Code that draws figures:
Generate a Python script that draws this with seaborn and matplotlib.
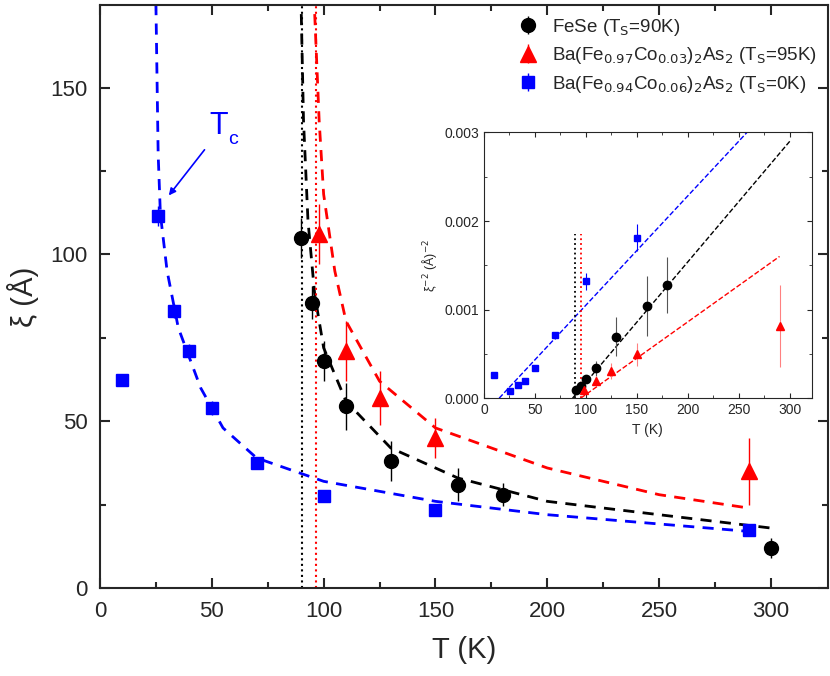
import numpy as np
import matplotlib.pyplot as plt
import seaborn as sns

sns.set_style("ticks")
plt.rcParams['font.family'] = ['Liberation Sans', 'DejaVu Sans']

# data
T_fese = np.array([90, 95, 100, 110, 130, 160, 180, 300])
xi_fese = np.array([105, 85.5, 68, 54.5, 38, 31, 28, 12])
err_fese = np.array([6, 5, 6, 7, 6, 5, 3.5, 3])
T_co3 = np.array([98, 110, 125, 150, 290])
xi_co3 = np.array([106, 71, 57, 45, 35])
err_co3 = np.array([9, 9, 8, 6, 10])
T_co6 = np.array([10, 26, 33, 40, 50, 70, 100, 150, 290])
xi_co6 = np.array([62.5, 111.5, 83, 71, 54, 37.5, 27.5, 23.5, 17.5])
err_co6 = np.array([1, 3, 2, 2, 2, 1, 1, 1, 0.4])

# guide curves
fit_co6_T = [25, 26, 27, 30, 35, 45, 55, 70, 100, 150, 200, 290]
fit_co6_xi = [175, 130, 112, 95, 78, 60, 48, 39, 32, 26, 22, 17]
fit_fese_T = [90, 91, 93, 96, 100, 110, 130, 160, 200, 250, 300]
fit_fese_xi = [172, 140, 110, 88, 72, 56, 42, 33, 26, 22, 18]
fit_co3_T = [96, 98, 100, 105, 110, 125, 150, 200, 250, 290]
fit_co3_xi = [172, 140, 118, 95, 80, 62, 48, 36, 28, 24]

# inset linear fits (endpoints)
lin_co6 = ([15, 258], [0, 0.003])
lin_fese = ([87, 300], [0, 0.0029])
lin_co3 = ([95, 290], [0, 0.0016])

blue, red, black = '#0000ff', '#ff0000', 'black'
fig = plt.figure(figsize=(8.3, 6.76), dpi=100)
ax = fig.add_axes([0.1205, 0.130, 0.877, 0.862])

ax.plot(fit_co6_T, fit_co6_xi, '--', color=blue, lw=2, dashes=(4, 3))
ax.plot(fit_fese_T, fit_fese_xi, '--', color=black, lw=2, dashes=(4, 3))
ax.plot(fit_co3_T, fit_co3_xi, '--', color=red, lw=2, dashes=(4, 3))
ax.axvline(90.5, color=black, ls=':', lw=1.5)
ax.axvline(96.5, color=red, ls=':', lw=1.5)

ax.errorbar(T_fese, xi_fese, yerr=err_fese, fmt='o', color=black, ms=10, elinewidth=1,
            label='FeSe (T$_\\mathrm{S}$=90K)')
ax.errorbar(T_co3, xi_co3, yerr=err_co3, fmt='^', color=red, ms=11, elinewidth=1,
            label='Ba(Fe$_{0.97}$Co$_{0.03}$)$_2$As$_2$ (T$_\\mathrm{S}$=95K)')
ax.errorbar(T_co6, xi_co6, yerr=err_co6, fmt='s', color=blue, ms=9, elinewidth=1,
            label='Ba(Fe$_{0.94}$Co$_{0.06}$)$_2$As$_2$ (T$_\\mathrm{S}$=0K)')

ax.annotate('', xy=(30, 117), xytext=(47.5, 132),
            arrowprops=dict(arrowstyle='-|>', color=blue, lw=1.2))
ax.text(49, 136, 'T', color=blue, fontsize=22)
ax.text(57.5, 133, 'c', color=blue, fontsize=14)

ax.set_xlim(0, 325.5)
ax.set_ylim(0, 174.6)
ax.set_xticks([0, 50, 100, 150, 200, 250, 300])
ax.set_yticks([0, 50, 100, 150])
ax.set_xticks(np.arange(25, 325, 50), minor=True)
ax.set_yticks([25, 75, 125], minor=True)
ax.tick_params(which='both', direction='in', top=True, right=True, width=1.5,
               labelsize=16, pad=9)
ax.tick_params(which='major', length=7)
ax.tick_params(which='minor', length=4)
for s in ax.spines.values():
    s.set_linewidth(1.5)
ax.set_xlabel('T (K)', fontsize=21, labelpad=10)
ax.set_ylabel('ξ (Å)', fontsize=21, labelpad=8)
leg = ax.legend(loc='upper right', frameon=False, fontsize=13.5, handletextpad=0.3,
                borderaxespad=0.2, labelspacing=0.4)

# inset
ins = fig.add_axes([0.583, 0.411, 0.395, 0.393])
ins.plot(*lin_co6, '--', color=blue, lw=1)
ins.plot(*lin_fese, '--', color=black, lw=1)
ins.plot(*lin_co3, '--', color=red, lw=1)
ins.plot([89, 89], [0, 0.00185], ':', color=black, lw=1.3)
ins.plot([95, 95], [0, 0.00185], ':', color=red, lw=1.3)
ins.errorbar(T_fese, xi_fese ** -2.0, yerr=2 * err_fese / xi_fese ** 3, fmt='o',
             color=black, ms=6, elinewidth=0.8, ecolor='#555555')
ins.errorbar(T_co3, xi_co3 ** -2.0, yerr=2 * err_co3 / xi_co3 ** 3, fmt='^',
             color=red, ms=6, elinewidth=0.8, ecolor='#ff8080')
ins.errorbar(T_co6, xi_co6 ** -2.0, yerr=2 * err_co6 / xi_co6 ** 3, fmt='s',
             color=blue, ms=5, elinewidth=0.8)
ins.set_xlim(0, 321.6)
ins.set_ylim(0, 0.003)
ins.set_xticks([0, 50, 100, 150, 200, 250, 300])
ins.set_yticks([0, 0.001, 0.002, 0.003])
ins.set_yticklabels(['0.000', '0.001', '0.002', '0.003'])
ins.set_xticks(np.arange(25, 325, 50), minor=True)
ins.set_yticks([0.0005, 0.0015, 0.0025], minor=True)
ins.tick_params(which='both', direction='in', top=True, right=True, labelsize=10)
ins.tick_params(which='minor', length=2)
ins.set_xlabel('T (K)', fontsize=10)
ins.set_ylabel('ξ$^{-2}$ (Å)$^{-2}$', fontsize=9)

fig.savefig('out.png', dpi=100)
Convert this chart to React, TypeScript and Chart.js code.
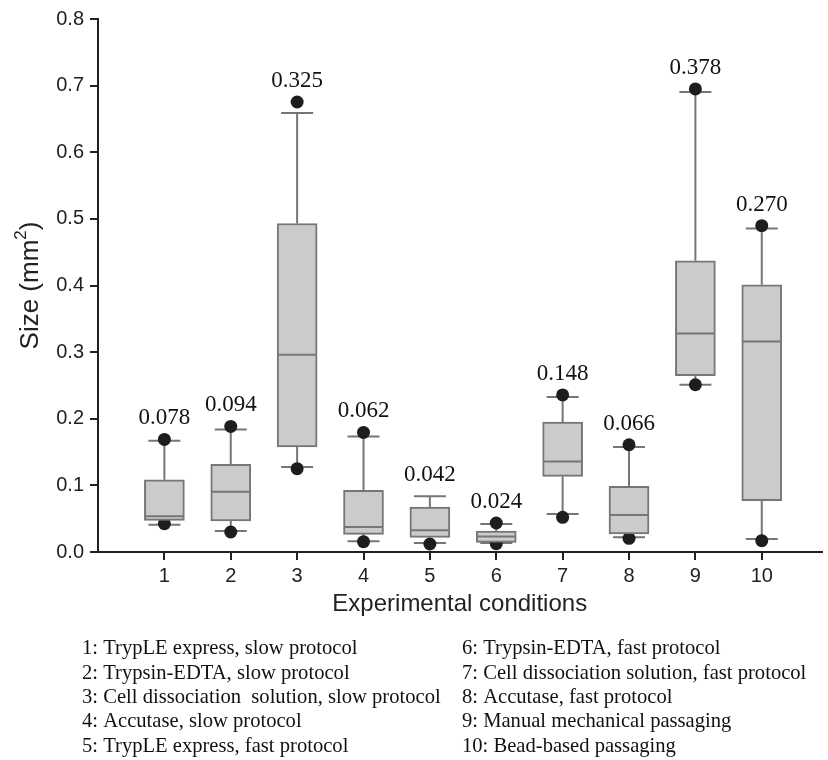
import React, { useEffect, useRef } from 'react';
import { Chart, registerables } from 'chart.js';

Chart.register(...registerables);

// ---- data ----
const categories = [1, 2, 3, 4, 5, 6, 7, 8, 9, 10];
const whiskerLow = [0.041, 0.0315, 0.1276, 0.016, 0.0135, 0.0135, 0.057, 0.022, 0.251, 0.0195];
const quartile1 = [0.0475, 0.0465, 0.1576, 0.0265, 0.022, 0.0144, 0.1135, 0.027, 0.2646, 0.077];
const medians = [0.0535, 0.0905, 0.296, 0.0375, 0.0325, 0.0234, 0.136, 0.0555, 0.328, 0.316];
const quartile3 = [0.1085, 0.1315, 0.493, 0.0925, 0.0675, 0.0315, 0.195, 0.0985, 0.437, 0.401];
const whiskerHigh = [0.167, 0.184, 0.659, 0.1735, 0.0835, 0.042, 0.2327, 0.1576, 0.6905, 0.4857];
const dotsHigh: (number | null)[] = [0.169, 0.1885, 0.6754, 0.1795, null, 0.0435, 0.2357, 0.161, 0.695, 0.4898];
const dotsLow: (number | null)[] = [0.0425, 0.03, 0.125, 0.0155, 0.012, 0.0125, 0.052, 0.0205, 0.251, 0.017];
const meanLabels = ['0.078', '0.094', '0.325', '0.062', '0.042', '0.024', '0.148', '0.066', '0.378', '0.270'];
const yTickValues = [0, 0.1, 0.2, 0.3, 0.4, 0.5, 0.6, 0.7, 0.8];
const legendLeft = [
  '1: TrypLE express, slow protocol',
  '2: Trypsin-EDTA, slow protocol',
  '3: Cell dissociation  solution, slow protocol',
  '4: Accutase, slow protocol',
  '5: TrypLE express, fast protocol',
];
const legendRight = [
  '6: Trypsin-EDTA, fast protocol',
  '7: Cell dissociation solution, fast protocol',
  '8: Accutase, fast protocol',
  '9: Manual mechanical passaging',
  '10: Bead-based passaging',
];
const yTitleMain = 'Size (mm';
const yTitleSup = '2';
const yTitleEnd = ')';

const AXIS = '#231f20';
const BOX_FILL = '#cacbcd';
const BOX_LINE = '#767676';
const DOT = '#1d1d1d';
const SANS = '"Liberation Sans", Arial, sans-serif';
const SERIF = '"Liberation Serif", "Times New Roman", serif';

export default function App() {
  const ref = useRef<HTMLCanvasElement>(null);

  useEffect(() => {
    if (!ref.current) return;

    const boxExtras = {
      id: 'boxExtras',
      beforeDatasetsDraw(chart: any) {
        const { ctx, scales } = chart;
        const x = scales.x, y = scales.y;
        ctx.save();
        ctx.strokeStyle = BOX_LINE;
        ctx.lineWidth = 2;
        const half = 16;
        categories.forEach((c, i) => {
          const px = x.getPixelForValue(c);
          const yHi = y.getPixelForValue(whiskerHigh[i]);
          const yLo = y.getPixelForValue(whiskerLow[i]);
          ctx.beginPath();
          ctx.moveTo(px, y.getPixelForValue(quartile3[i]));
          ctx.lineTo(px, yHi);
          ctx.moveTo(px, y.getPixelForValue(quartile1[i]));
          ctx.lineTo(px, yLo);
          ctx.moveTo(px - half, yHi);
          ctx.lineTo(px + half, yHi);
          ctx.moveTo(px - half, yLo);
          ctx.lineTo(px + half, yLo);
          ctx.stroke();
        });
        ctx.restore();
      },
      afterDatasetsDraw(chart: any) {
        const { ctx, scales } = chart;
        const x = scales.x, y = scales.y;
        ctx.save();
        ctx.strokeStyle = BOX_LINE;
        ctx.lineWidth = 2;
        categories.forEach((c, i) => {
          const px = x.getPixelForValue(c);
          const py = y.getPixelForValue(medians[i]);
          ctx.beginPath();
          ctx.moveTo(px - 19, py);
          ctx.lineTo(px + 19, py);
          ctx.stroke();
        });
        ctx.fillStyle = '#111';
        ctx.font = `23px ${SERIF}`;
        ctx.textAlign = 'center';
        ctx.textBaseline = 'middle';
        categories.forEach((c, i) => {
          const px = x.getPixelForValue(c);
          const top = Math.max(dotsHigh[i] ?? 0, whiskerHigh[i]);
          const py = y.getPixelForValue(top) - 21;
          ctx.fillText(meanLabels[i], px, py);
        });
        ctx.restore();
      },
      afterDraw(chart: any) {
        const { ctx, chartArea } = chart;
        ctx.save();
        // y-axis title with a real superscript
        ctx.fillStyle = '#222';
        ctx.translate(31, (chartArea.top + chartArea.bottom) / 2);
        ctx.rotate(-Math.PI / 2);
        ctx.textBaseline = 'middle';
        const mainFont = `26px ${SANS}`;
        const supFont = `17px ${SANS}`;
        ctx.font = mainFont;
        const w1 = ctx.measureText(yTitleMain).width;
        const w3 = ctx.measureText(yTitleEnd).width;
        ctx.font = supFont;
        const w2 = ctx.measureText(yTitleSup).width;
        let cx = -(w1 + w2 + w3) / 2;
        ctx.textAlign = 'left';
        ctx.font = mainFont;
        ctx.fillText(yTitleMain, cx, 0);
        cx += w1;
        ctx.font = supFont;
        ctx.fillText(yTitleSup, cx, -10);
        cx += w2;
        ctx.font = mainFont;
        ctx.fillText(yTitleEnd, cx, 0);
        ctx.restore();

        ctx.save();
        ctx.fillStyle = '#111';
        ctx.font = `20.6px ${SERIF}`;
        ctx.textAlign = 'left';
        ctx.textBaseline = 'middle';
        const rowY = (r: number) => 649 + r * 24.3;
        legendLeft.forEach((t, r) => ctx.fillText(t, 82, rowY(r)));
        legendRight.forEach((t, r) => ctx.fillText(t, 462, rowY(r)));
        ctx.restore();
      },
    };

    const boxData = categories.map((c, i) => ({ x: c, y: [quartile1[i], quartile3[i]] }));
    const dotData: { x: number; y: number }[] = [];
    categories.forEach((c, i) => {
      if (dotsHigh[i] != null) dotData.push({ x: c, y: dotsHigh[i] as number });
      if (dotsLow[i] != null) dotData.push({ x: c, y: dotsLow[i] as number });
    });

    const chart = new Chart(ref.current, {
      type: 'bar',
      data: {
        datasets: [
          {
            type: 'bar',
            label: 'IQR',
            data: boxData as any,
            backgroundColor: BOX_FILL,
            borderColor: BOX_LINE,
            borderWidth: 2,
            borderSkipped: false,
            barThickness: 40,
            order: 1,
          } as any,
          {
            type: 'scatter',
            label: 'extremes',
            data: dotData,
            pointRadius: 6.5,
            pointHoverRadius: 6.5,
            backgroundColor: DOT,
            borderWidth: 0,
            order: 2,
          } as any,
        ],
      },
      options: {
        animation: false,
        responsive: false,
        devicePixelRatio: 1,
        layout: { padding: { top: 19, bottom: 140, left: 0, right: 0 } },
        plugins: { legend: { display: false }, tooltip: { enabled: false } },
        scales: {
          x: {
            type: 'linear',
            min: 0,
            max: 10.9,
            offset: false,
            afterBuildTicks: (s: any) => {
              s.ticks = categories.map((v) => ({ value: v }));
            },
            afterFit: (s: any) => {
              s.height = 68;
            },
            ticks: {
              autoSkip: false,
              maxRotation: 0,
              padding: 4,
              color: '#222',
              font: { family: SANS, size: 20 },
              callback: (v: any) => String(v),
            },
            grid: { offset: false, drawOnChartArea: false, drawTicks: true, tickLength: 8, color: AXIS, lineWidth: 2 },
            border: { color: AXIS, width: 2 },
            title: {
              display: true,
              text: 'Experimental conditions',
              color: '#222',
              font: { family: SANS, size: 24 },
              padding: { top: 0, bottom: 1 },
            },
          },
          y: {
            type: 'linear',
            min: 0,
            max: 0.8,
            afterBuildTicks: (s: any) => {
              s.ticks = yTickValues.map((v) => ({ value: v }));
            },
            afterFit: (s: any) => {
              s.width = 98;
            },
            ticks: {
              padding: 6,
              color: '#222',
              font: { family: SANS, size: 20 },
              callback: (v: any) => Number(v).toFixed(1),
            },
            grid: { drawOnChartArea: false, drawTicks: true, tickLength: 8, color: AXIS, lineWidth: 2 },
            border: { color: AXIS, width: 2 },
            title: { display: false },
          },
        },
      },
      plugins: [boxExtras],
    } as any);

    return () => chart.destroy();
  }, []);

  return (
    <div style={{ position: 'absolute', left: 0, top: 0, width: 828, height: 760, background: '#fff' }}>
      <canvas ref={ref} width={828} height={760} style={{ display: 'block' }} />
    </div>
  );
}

Aim of the task:
From the first line of the material down to the line containing "ax = fig.add_axes([0.1205, 0.130, 0.877, 0.862])", inclusive, return each line exactly, skipping any picture.

Correct answer:
Generate a Python script that draws this with seaborn and matplotlib.
import numpy as np
import matplotlib.pyplot as plt
import seaborn as sns

sns.set_style("ticks")
plt.rcParams['font.family'] = ['Liberation Sans', 'DejaVu Sans']

# data
T_fese = np.array([90, 95, 100, 110, 130, 160, 180, 300])
xi_fese = np.array([105, 85.5, 68, 54.5, 38, 31, 28, 12])
err_fese = np.array([6, 5, 6, 7, 6, 5, 3.5, 3])
T_co3 = np.array([98, 110, 125, 150, 290])
xi_co3 = np.array([106, 71, 57, 45, 35])
err_co3 = np.array([9, 9, 8, 6, 10])
T_co6 = np.array([10, 26, 33, 40, 50, 70, 100, 150, 290])
xi_co6 = np.array([62.5, 111.5, 83, 71, 54, 37.5, 27.5, 23.5, 17.5])
err_co6 = np.array([1, 3, 2, 2, 2, 1, 1, 1, 0.4])

# guide curves
fit_co6_T = [25, 26, 27, 30, 35, 45, 55, 70, 100, 150, 200, 290]
fit_co6_xi = [175, 130, 112, 95, 78, 60, 48, 39, 32, 26, 22, 17]
fit_fese_T = [90, 91, 93, 96, 100, 110, 130, 160, 200, 250, 300]
fit_fese_xi = [172, 140, 110, 88, 72, 56, 42, 33, 26, 22, 18]
fit_co3_T = [96, 98, 100, 105, 110, 125, 150, 200, 250, 290]
fit_co3_xi = [172, 140, 118, 95, 80, 62, 48, 36, 28, 24]

# inset linear fits (endpoints)
lin_co6 = ([15, 258], [0, 0.003])
lin_fese = ([87, 300], [0, 0.0029])
lin_co3 = ([95, 290], [0, 0.0016])

blue, red, black = '#0000ff', '#ff0000', 'black'
fig = plt.figure(figsize=(8.3, 6.76), dpi=100)
ax = fig.add_axes([0.1205, 0.130, 0.877, 0.862])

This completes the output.